Information shown
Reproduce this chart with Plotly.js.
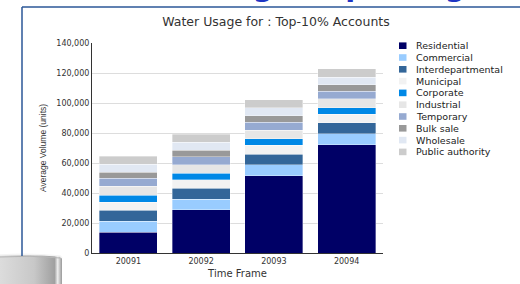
<!DOCTYPE html>
<html>
<head>
<meta charset="utf-8">
<script src="https://cdn.plot.ly/plotly-3.0.1.min.js"></script>
<style>html,body{margin:0;padding:0;background:#fff;}#chart{width:520px;height:284px;}</style>
</head>
<body>
<div id="chart"></div>
<script>
// ---- data ----
const categories = ['20091', '20092', '20093', '20094'];
const seriesNames = ['Residential', 'Commercial', 'Interdepartmental', 'Municipal', 'Corporate',
  'Industrial', 'Temporary', 'Bulk sale', 'Wholesale', 'Public authority'];
const residential = [14000, 28700, 51500, 72200];
const commercial = [7100, 7000, 7400, 7300];
const interdepartmental = [7300, 7400, 7100, 7400];
const municipal = [5600, 5600, 5700, 5500];
const corporate = [4400, 4400, 4500, 4500];
const industrial = [6000, 5800, 5500, 5800];
const temporary = [5300, 5300, 5600, 5300];
const bulkSale = [4300, 4200, 4200, 4200];
const wholesale = [5300, 5300, 5300, 5100];
const publicAuthority = [5100, 5400, 5300, 5400];
const yTickValues = [0, 20000, 40000, 60000, 80000, 100000, 120000, 140000];
const chartTitle = 'Water Usage for : Top-10% Accounts';
const pageTitle = 'Water Usage Reporting';
const xTitle = 'Time Frame';
const yTitle = 'Average Volume (units)';

const seriesValues = [residential, commercial, interdepartmental, municipal, corporate,
  industrial, temporary, bulkSale, wholesale, publicAuthority];
const colors = ['#000066', '#99ccff', '#336699', '#f2f2f2', '#0088e6',
  '#e6e6e6', '#96aad1', '#999999', '#e1e8f3', '#cccccc'];

// ---- geometry helpers (pixel -> paper) ----
const W = 520, H = 284;
const M = {l: 92, r: 137, t: 43, b: 31};
const PW = W - M.l - M.r, PH = H - M.t - M.b;
const px = x => (x - M.l) / PW;
const py = y => (H - M.b - y) / PH;

const traces = seriesNames.map((name, i) => ({
  type: 'bar',
  name: name,
  x: categories,
  y: seriesValues[i],
  marker: {color: colors[i], line: {color: 'rgba(255,255,255,0.7)', width: 0.5}},
  hoverinfo: 'skip'
}));

const shapes = [];
const annotations = [];

// frame lines (background decoration)
shapes.push({type: 'line', xref: 'paper', yref: 'paper', x0: px(22), x1: px(521), y0: py(7), y1: py(7),
  line: {color: '#2b5797', width: 1.5}});
shapes.push({type: 'line', xref: 'paper', yref: 'paper', x0: px(22), x1: px(22), y0: py(7), y1: py(256),
  line: {color: '#2b5797', width: 1.5}});

// cut-off page title (only descenders visible, as in the reference)
annotations.push({xref: 'paper', yref: 'paper', x: px(82), y: py(-14), xanchor: 'left', yanchor: 'middle',
  text: '<b>' + pageTitle + '</b>', showarrow: false,
  font: {family: 'DejaVu Sans', size: 29, color: '#1f35c4'}});

// custom legend
seriesNames.forEach((name, i) => {
  const cy = 45.7 + i * 11.8;
  shapes.push({type: 'rect', xref: 'paper', yref: 'paper', x0: px(399), x1: px(406.5), y0: py(cy - 3.3), y1: py(cy + 3.3),
    fillcolor: colors[i], line: {width: 0}});
  annotations.push({xref: 'paper', yref: 'paper', x: px(414), y: py(cy), xanchor: 'left', yanchor: 'middle',
    text: name, showarrow: false, font: {family: 'DejaVu Sans', size: 9.5, color: '#222'}});
});

const cylSvg = '<svg xmlns="http://www.w3.org/2000/svg" width="64" height="32" viewBox="0 0 64 32">' +
  '<defs><linearGradient id="g" x1="0" y1="0" x2="1" y2="0">' +
  '<stop offset="0" stop-color="#dcdcdc"/><stop offset="0.55" stop-color="#c8c8c8"/>' +
  '<stop offset="0.88" stop-color="#a0a0a0"/><stop offset="0.93" stop-color="#eeeeee"/>' +
  '<stop offset="1" stop-color="#999999"/></linearGradient></defs>' +
  '<path d="M0,3 Q30,1 60,4 L62,6 L62,32 L0,32 Z" fill="url(#g)"/>' +
  '<path d="M0,3 Q30,1 60,4 L62,6" fill="none" stroke="#f4f4f4" stroke-width="1.5"/>' +
  '<path d="M0,5 Q30,3 60,6" fill="none" stroke="#b5b5b5" stroke-width="1"/>' +
  '</svg>';

const layout = {
  width: W, height: H,
  margin: M,
  paper_bgcolor: '#ffffff', plot_bgcolor: '#ffffff',
  barmode: 'stack', bargap: 0.2,
  showlegend: false,
  font: {family: 'DejaVu Sans', size: 8, color: '#333'},
  title: {text: chartTitle, x: 276 / W, xref: 'container', xanchor: 'center',
    y: 1 - 22 / H, yref: 'container', yanchor: 'middle',
    font: {family: 'DejaVu Sans', size: 12.5, color: '#333'}},
  xaxis: {type: 'category', showgrid: false, showline: true, linecolor: '#333', linewidth: 1.3,
    ticks: '', tickfont: {family: 'DejaVu Sans', size: 8, color: '#333'},
    title: {text: xTitle, standoff: 5, font: {family: 'DejaVu Sans', size: 10, color: '#333'}}},
  yaxis: {range: [0, 140000], tickvals: yTickValues, tickformat: ',d', showgrid: true, gridcolor: '#dddddd',
    showline: true, linecolor: '#333', linewidth: 1, zeroline: false, ticks: '',
    tickfont: {family: 'DejaVu Sans', size: 8, color: '#333'},
    title: {text: yTitle, standoff: 8, font: {family: 'Liberation Sans', size: 8.5, color: '#333'}}},
  shapes: shapes,
  annotations: annotations,
  images: [{source: 'data:image/svg+xml;utf8,' + encodeURIComponent(cylSvg), xref: 'paper', yref: 'paper',
    x: px(0), y: py(252), sizex: 64 / PW, sizey: 32 / PH, xanchor: 'left', yanchor: 'top',
    sizing: 'stretch', layer: 'above'}]
};

Plotly.newPlot('chart', traces, layout, {staticPlot: true, displayModeBar: false});
</script>
</body>
</html>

Your instructions
Repeat the material verbatim. Do not carry over any picture.

Result of the task
Reproduce this chart with Plotly.js.
<!DOCTYPE html>
<html>
<head>
<meta charset="utf-8">
<script src="https://cdn.plot.ly/plotly-3.0.1.min.js"></script>
<style>html,body{margin:0;padding:0;background:#fff;}#chart{width:520px;height:284px;}</style>
</head>
<body>
<div id="chart"></div>
<script>
// ---- data ----
const categories = ['20091', '20092', '20093', '20094'];
const seriesNames = ['Residential', 'Commercial', 'Interdepartmental', 'Municipal', 'Corporate',
  'Industrial', 'Temporary', 'Bulk sale', 'Wholesale', 'Public authority'];
const residential = [14000, 28700, 51500, 72200];
const commercial = [7100, 7000, 7400, 7300];
const interdepartmental = [7300, 7400, 7100, 7400];
const municipal = [5600, 5600, 5700, 5500];
const corporate = [4400, 4400, 4500, 4500];
const industrial = [6000, 5800, 5500, 5800];
const temporary = [5300, 5300, 5600, 5300];
const bulkSale = [4300, 4200, 4200, 4200];
const wholesale = [5300, 5300, 5300, 5100];
const publicAuthority = [5100, 5400, 5300, 5400];
const yTickValues = [0, 20000, 40000, 60000, 80000, 100000, 120000, 140000];
const chartTitle = 'Water Usage for : Top-10% Accounts';
const pageTitle = 'Water Usage Reporting';
const xTitle = 'Time Frame';
const yTitle = 'Average Volume (units)';

const seriesValues = [residential, commercial, interdepartmental, municipal, corporate,
  industrial, temporary, bulkSale, wholesale, publicAuthority];
const colors = ['#000066', '#99ccff', '#336699', '#f2f2f2', '#0088e6',
  '#e6e6e6', '#96aad1', '#999999', '#e1e8f3', '#cccccc'];

// ---- geometry helpers (pixel -> paper) ----
const W = 520, H = 284;
const M = {l: 92, r: 137, t: 43, b: 31};
const PW = W - M.l - M.r, PH = H - M.t - M.b;
const px = x => (x - M.l) / PW;
const py = y => (H - M.b - y) / PH;

const traces = seriesNames.map((name, i) => ({
  type: 'bar',
  name: name,
  x: categories,
  y: seriesValues[i],
  marker: {color: colors[i], line: {color: 'rgba(255,255,255,0.7)', width: 0.5}},
  hoverinfo: 'skip'
}));

const shapes = [];
const annotations = [];

// frame lines (background decoration)
shapes.push({type: 'line', xref: 'paper', yref: 'paper', x0: px(22), x1: px(521), y0: py(7), y1: py(7),
  line: {color: '#2b5797', width: 1.5}});
shapes.push({type: 'line', xref: 'paper', yref: 'paper', x0: px(22), x1: px(22), y0: py(7), y1: py(256),
  line: {color: '#2b5797', width: 1.5}});

// cut-off page title (only descenders visible, as in the reference)
annotations.push({xref: 'paper', yref: 'paper', x: px(82), y: py(-14), xanchor: 'left', yanchor: 'middle',
  text: '<b>' + pageTitle + '</b>', showarrow: false,
  font: {family: 'DejaVu Sans', size: 29, color: '#1f35c4'}});

// custom legend
seriesNames.forEach((name, i) => {
  const cy = 45.7 + i * 11.8;
  shapes.push({type: 'rect', xref: 'paper', yref: 'paper', x0: px(399), x1: px(406.5), y0: py(cy - 3.3), y1: py(cy + 3.3),
    fillcolor: colors[i], line: {width: 0}});
  annotations.push({xref: 'paper', yref: 'paper', x: px(414), y: py(cy), xanchor: 'left', yanchor: 'middle',
    text: name, showarrow: false, font: {family: 'DejaVu Sans', size: 9.5, color: '#222'}});
});

const cylSvg = '<svg xmlns="http://www.w3.org/2000/svg" width="64" height="32" viewBox="0 0 64 32">' +
  '<defs><linearGradient id="g" x1="0" y1="0" x2="1" y2="0">' +
  '<stop offset="0" stop-color="#dcdcdc"/><stop offset="0.55" stop-color="#c8c8c8"/>' +
  '<stop offset="0.88" stop-color="#a0a0a0"/><stop offset="0.93" stop-color="#eeeeee"/>' +
  '<stop offset="1" stop-color="#999999"/></linearGradient></defs>' +
  '<path d="M0,3 Q30,1 60,4 L62,6 L62,32 L0,32 Z" fill="url(#g)"/>' +
  '<path d="M0,3 Q30,1 60,4 L62,6" fill="none" stroke="#f4f4f4" stroke-width="1.5"/>' +
  '<path d="M0,5 Q30,3 60,6" fill="none" stroke="#b5b5b5" stroke-width="1"/>' +
  '</svg>';

const layout = {
  width: W, height: H,
  margin: M,
  paper_bgcolor: '#ffffff', plot_bgcolor: '#ffffff',
  barmode: 'stack', bargap: 0.2,
  showlegend: false,
  font: {family: 'DejaVu Sans', size: 8, color: '#333'},
  title: {text: chartTitle, x: 276 / W, xref: 'container', xanchor: 'center',
    y: 1 - 22 / H, yref: 'container', yanchor: 'middle',
    font: {family: 'DejaVu Sans', size: 12.5, color: '#333'}},
  xaxis: {type: 'category', showgrid: false, showline: true, linecolor: '#333', linewidth: 1.3,
    ticks: '', tickfont: {family: 'DejaVu Sans', size: 8, color: '#333'},
    title: {text: xTitle, standoff: 5, font: {family: 'DejaVu Sans', size: 10, color: '#333'}}},
  yaxis: {range: [0, 140000], tickvals: yTickValues, tickformat: ',d', showgrid: true, gridcolor: '#dddddd',
    showline: true, linecolor: '#333', linewidth: 1, zeroline: false, ticks: '',
    tickfont: {family: 'DejaVu Sans', size: 8, color: '#333'},
    title: {text: yTitle, standoff: 8, font: {family: 'Liberation Sans', size: 8.5, color: '#333'}}},
  shapes: shapes,
  annotations: annotations,
  images: [{source: 'data:image/svg+xml;utf8,' + encodeURIComponent(cylSvg), xref: 'paper', yref: 'paper',
    x: px(0), y: py(252), sizex: 64 / PW, sizey: 32 / PH, xanchor: 'left', yanchor: 'top',
    sizing: 'stretch', layer: 'above'}]
};

Plotly.newPlot('chart', traces, layout, {staticPlot: true, displayModeBar: false});
</script>
</body>
</html>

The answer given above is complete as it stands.